#### SET EXERCISE
Report, as a bare number, how many lines of the material below contain the word "this".

#### WORKING DATA
————————
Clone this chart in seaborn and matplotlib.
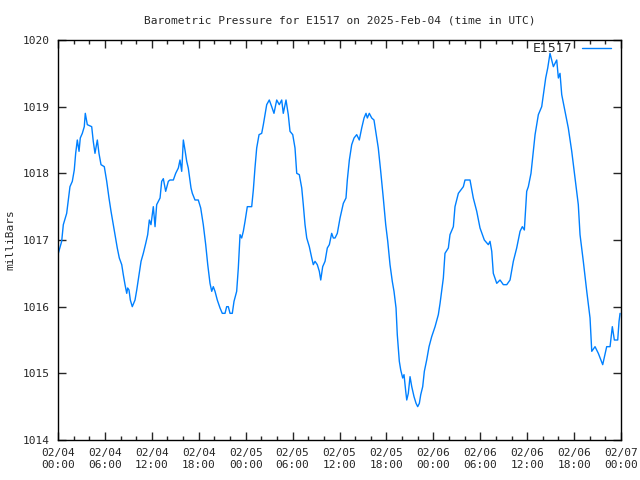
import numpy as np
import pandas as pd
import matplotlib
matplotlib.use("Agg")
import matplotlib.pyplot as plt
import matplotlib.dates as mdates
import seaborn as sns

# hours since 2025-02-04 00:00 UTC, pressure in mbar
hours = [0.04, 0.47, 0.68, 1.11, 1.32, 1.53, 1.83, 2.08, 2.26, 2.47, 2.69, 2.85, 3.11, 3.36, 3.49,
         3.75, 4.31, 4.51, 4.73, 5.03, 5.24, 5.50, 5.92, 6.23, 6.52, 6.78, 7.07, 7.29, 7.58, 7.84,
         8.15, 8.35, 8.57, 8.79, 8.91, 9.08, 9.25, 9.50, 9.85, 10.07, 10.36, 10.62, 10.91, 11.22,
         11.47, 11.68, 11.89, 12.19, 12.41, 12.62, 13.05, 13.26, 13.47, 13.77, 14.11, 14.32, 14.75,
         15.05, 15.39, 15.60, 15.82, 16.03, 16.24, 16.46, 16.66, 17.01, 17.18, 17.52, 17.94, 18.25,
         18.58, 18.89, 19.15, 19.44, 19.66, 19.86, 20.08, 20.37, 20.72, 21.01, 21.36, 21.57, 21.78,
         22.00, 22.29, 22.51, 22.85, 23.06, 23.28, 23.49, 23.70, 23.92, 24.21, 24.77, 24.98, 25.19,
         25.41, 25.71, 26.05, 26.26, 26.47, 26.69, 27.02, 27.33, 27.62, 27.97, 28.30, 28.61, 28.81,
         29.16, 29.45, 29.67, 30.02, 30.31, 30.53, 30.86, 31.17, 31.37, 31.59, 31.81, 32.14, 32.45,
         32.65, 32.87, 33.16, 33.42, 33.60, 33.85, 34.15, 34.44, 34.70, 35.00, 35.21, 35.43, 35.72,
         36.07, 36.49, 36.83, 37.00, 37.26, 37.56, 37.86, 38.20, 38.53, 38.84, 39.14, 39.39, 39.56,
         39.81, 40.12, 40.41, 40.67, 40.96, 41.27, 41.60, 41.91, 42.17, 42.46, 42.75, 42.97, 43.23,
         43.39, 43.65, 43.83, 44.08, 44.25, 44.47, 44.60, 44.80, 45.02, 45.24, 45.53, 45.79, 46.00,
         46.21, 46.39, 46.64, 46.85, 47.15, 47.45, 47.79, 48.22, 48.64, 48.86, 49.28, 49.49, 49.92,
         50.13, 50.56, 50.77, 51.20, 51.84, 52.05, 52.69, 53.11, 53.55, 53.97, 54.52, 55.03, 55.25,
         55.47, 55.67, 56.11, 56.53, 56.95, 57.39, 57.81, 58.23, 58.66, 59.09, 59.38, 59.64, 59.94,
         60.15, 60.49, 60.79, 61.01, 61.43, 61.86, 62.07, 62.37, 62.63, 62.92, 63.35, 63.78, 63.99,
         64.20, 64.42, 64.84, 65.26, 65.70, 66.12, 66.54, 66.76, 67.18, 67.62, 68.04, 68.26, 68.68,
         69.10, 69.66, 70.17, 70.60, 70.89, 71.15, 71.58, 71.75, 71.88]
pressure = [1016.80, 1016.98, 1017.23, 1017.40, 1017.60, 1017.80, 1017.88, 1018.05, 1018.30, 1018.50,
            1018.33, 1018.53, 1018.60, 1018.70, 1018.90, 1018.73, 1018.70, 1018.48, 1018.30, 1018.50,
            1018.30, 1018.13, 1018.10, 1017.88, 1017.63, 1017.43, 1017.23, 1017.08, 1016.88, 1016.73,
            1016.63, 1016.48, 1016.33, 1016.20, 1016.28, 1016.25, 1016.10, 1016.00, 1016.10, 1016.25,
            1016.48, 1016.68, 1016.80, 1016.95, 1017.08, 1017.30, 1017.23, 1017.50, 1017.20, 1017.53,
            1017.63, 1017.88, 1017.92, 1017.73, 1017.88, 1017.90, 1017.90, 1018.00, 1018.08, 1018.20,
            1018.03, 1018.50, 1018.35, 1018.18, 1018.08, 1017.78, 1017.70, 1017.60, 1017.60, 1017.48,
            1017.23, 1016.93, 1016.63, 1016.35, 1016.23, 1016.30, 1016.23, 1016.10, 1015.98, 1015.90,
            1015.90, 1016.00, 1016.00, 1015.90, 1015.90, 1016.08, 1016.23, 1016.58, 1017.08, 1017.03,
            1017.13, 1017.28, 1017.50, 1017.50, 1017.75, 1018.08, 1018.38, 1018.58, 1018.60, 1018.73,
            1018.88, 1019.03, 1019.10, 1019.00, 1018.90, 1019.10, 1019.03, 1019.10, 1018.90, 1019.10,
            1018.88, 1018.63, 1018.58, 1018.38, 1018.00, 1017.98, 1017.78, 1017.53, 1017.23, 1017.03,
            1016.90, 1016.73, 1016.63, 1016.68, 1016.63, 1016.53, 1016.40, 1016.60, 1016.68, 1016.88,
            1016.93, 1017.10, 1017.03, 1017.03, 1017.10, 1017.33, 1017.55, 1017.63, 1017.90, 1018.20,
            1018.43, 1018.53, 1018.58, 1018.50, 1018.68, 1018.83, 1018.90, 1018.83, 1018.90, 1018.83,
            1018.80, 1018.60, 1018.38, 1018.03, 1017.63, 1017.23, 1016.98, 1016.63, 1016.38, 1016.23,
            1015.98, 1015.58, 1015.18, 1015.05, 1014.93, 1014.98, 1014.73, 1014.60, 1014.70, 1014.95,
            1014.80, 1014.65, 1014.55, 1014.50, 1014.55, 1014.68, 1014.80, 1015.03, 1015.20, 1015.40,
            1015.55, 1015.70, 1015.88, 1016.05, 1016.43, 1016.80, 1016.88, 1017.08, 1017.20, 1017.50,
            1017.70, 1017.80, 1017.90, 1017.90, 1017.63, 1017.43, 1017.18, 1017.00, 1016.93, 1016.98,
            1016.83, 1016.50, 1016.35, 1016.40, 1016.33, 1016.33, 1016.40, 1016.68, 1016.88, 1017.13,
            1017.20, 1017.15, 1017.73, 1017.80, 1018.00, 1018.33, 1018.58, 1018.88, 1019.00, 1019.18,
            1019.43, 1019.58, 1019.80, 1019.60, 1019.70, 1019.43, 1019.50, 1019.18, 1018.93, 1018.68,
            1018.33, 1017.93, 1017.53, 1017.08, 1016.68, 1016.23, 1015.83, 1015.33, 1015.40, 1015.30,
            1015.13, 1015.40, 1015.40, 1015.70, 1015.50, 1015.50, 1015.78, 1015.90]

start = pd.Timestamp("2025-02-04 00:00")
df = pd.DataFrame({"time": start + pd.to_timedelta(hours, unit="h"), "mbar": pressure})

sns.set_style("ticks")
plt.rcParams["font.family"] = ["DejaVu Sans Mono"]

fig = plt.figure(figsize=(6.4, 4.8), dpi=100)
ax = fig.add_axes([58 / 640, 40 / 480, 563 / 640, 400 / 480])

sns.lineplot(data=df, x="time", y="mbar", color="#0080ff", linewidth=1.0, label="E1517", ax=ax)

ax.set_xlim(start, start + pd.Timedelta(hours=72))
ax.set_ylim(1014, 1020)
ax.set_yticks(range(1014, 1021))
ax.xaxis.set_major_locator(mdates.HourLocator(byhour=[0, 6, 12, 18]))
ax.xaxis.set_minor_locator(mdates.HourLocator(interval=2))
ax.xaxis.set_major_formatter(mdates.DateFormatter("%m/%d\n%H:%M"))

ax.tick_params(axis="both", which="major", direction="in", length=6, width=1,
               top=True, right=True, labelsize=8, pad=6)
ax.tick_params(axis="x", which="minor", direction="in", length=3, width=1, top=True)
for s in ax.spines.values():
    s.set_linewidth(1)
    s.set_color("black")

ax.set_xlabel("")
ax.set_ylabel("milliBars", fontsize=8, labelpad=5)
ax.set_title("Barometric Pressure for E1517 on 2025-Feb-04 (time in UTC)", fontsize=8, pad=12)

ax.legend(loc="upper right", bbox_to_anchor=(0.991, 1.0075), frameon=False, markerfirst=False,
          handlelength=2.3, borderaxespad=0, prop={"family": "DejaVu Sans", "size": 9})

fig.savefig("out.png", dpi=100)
————————
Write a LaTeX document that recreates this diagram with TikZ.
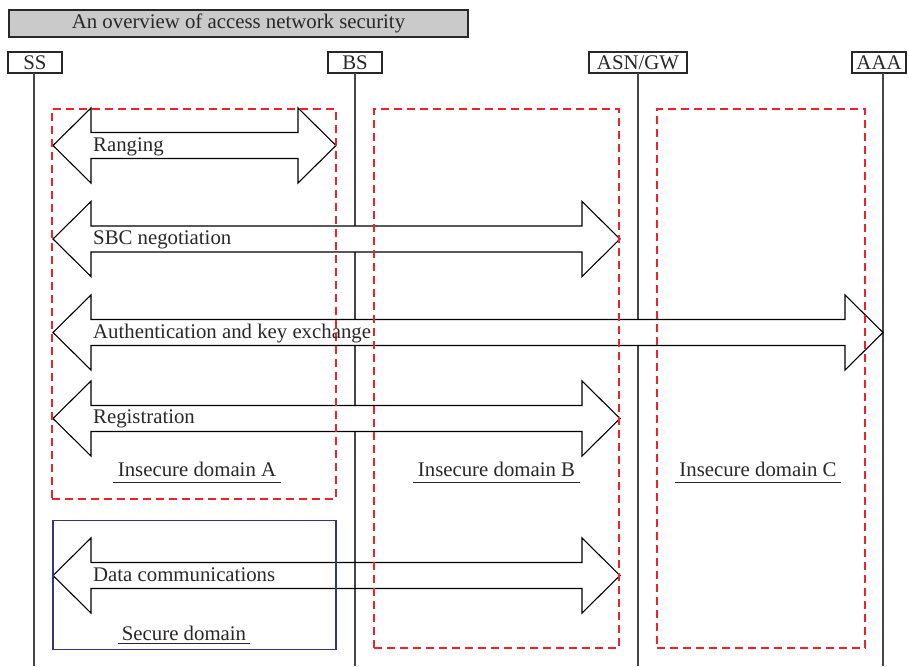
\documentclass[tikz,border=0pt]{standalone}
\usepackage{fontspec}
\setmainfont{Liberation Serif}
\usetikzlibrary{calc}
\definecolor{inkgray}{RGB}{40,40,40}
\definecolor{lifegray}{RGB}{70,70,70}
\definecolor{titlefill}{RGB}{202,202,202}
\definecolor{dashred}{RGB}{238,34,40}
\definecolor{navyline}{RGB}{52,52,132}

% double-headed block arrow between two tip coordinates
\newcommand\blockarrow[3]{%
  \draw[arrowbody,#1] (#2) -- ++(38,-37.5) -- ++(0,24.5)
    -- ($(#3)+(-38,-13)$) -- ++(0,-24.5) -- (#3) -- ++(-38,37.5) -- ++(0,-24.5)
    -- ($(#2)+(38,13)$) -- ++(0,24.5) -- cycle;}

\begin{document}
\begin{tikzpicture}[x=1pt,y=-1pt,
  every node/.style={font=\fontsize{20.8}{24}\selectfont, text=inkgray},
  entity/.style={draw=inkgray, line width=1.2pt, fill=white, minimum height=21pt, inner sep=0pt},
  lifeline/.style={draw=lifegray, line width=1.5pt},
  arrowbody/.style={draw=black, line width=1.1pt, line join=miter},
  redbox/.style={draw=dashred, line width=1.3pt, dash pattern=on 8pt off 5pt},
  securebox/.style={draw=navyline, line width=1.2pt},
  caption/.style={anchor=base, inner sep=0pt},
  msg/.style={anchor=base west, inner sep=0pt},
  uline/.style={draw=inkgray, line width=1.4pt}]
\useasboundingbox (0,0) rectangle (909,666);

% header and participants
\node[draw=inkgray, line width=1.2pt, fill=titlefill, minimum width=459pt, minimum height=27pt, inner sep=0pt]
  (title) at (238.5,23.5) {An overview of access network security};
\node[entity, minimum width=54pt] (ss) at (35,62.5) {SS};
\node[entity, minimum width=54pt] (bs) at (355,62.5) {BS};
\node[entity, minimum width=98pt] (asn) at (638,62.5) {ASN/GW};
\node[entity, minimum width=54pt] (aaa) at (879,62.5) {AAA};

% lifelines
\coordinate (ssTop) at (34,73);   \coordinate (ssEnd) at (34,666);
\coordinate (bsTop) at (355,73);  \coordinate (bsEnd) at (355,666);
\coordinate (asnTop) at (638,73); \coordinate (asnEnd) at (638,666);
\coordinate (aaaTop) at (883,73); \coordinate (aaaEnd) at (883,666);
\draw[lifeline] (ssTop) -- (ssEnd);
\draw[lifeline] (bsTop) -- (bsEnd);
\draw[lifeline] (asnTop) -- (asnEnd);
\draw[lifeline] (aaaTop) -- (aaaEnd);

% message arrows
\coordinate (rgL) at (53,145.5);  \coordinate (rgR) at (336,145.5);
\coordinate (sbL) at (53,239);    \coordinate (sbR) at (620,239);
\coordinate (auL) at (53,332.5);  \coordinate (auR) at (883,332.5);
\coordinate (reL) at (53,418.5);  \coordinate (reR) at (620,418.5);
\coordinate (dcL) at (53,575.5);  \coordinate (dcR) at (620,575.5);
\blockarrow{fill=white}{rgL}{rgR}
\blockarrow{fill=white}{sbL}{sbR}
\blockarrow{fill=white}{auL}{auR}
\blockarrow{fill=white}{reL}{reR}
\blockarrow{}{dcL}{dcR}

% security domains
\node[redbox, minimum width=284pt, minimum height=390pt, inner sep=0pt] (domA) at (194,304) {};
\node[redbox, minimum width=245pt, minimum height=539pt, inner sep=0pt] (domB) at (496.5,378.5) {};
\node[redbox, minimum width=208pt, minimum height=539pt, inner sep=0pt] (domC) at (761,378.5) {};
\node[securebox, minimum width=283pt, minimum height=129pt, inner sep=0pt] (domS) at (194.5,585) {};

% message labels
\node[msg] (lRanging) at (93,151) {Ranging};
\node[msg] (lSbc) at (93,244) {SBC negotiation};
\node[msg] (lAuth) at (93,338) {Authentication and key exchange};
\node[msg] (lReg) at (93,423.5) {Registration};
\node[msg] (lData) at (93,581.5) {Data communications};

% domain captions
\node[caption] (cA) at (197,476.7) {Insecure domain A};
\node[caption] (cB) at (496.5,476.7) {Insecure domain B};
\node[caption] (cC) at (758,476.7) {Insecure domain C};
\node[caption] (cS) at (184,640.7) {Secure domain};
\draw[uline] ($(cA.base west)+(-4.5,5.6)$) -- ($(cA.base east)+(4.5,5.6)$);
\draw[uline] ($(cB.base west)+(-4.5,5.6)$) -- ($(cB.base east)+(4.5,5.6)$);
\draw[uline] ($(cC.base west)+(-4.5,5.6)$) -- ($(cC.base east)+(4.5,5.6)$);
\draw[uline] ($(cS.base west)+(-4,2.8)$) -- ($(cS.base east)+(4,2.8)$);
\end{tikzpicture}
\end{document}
————————
#### TASK SOLUTION
2